Most units in the main pig-producing area of Spain have several basic features in common for the style of their house construction. In particular the shell and internal walls typically are brick-built or of concrete. Some newly completed enterprises reveal a different look, however, by borrowing ideas from poultry over insulation and the use of plastic panels.
Spanish accommodation for 3500 weaners near Girona definitely has been made in the style of a poultry building, but with internal walls made out of 53mm thick injected plastic and added protection from plastic plates in the places where the pig can touch an external wall. The pigs here arrive weighing about 6 kilograms and depart at 20kg. The constructor, Agrogi, supplied a metal-framed structure in which insulation standards were the same as for the company's poultry houses, meaning 50mm of polyurethane sandwich for the outside walls and a 40mm polyurethane panel in the roof.
Excellent insulation and no thermal bridges add up to less cost in heating, the company explains, but also this format had the merits of being easy to transport to the location and quick to construct. Flat, uncluttered walls and roof ensure good airflow for ventilation. As for the adoption of plastic, this was chosen for its property of being more hygienic and therefore healthier for the pigs. A further advantage has since been confirmed by the unit's owner. White walls give more light for working inside the nursery and inspecting the pigs, he says.

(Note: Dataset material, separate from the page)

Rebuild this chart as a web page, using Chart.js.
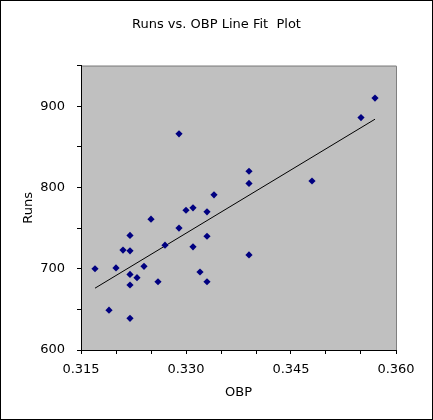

A second project is also close by Girona and again holds piglets from weaning at 6kg until 20kg, but it was built on an existing farm in order to increase the housing capacity to 7000 pigs. Similarities to the other building include the metal structure, the use of polyurethane insulation in walls and roof and the plastic panels that form the pen dividers.
The same company supplied it, only this time with a difference over the ventilation arrangements. The supplier installed special motorised inlets (from Tuffigo) and a chimney extractor with motorised exit door, to control the exit of air from the house. Claims being made for the resulting ventilation system are that it is both precise and easy to managea firm requirement, considering that this unit has only one employee.